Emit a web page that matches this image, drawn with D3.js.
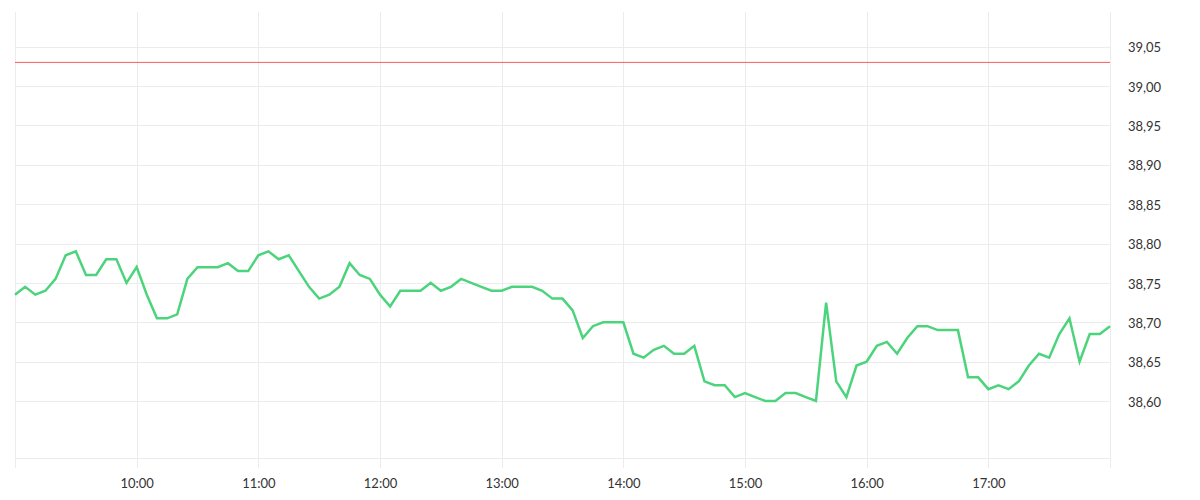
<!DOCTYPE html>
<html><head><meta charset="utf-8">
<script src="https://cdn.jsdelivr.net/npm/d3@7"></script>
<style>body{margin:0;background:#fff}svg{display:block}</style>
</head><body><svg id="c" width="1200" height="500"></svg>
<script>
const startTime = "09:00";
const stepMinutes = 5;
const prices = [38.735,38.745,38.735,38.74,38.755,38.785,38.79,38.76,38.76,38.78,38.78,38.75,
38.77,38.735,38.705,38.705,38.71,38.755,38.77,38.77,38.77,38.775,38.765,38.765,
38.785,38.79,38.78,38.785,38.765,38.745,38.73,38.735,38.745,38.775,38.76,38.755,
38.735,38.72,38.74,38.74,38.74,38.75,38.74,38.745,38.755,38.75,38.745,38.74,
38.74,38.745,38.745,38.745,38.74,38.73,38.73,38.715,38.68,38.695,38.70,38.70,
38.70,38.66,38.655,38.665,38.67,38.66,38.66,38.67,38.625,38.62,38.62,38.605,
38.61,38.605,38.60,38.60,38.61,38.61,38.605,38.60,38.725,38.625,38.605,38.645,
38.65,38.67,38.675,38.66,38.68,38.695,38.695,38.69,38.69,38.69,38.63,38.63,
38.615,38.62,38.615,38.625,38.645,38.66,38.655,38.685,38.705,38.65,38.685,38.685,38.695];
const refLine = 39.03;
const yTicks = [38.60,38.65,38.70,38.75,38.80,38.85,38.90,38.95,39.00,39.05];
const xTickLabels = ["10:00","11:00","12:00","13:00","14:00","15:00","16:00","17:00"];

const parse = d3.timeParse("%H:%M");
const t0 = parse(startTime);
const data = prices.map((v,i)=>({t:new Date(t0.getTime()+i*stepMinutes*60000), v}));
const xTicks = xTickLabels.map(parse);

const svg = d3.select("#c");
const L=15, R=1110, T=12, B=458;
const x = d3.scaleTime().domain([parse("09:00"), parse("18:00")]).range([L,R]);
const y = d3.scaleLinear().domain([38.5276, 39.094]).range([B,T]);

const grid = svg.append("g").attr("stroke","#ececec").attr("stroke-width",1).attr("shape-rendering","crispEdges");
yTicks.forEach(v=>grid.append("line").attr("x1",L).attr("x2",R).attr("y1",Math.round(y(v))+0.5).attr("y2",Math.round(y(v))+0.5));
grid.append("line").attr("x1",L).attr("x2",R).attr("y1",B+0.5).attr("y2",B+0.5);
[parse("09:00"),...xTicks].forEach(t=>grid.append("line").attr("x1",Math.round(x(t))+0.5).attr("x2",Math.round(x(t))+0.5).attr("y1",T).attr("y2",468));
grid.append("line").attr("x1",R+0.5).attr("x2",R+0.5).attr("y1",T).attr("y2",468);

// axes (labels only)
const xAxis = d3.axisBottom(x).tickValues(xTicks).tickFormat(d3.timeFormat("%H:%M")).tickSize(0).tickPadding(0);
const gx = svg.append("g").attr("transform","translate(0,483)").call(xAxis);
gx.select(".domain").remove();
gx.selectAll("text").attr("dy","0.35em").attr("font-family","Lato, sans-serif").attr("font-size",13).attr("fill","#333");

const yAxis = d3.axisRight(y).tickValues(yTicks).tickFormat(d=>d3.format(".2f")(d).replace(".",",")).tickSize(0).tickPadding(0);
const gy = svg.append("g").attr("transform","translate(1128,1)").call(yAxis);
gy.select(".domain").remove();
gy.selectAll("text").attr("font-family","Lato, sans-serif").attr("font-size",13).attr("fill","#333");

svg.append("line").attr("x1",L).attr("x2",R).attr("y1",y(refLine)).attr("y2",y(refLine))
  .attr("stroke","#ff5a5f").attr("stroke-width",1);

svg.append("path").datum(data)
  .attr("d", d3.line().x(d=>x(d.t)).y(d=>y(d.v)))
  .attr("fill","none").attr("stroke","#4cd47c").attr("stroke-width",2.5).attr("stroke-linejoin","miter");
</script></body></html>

Exercise task:
Every line of text is to be repeated exactly; pictures are left out.

Result below:
Emit a web page that matches this image, drawn with D3.js.
<!DOCTYPE html>
<html><head><meta charset="utf-8">
<script src="https://cdn.jsdelivr.net/npm/d3@7"></script>
<style>body{margin:0;background:#fff}svg{display:block}</style>
</head><body><svg id="c" width="1200" height="500"></svg>
<script>
const startTime = "09:00";
const stepMinutes = 5;
const prices = [38.735,38.745,38.735,38.74,38.755,38.785,38.79,38.76,38.76,38.78,38.78,38.75,
38.77,38.735,38.705,38.705,38.71,38.755,38.77,38.77,38.77,38.775,38.765,38.765,
38.785,38.79,38.78,38.785,38.765,38.745,38.73,38.735,38.745,38.775,38.76,38.755,
38.735,38.72,38.74,38.74,38.74,38.75,38.74,38.745,38.755,38.75,38.745,38.74,
38.74,38.745,38.745,38.745,38.74,38.73,38.73,38.715,38.68,38.695,38.70,38.70,
38.70,38.66,38.655,38.665,38.67,38.66,38.66,38.67,38.625,38.62,38.62,38.605,
38.61,38.605,38.60,38.60,38.61,38.61,38.605,38.60,38.725,38.625,38.605,38.645,
38.65,38.67,38.675,38.66,38.68,38.695,38.695,38.69,38.69,38.69,38.63,38.63,
38.615,38.62,38.615,38.625,38.645,38.66,38.655,38.685,38.705,38.65,38.685,38.685,38.695];
const refLine = 39.03;
const yTicks = [38.60,38.65,38.70,38.75,38.80,38.85,38.90,38.95,39.00,39.05];
const xTickLabels = ["10:00","11:00","12:00","13:00","14:00","15:00","16:00","17:00"];

const parse = d3.timeParse("%H:%M");
const t0 = parse(startTime);
const data = prices.map((v,i)=>({t:new Date(t0.getTime()+i*stepMinutes*60000), v}));
const xTicks = xTickLabels.map(parse);

const svg = d3.select("#c");
const L=15, R=1110, T=12, B=458;
const x = d3.scaleTime().domain([parse("09:00"), parse("18:00")]).range([L,R]);
const y = d3.scaleLinear().domain([38.5276, 39.094]).range([B,T]);

const grid = svg.append("g").attr("stroke","#ececec").attr("stroke-width",1).attr("shape-rendering","crispEdges");
yTicks.forEach(v=>grid.append("line").attr("x1",L).attr("x2",R).attr("y1",Math.round(y(v))+0.5).attr("y2",Math.round(y(v))+0.5));
grid.append("line").attr("x1",L).attr("x2",R).attr("y1",B+0.5).attr("y2",B+0.5);
[parse("09:00"),...xTicks].forEach(t=>grid.append("line").attr("x1",Math.round(x(t))+0.5).attr("x2",Math.round(x(t))+0.5).attr("y1",T).attr("y2",468));
grid.append("line").attr("x1",R+0.5).attr("x2",R+0.5).attr("y1",T).attr("y2",468);

// axes (labels only)
const xAxis = d3.axisBottom(x).tickValues(xTicks).tickFormat(d3.timeFormat("%H:%M")).tickSize(0).tickPadding(0);
const gx = svg.append("g").attr("transform","translate(0,483)").call(xAxis);
gx.select(".domain").remove();
gx.selectAll("text").attr("dy","0.35em").attr("font-family","Lato, sans-serif").attr("font-size",13).attr("fill","#333");

const yAxis = d3.axisRight(y).tickValues(yTicks).tickFormat(d=>d3.format(".2f")(d).replace(".",",")).tickSize(0).tickPadding(0);
const gy = svg.append("g").attr("transform","translate(1128,1)").call(yAxis);
gy.select(".domain").remove();
gy.selectAll("text").attr("font-family","Lato, sans-serif").attr("font-size",13).attr("fill","#333");

svg.append("line").attr("x1",L).attr("x2",R).attr("y1",y(refLine)).attr("y2",y(refLine))
  .attr("stroke","#ff5a5f").attr("stroke-width",1);

svg.append("path").datum(data)
  .attr("d", d3.line().x(d=>x(d.t)).y(d=>y(d.v)))
  .attr("fill","none").attr("stroke","#4cd47c").attr("stroke-width",2.5).attr("stroke-linejoin","miter");
</script></body></html>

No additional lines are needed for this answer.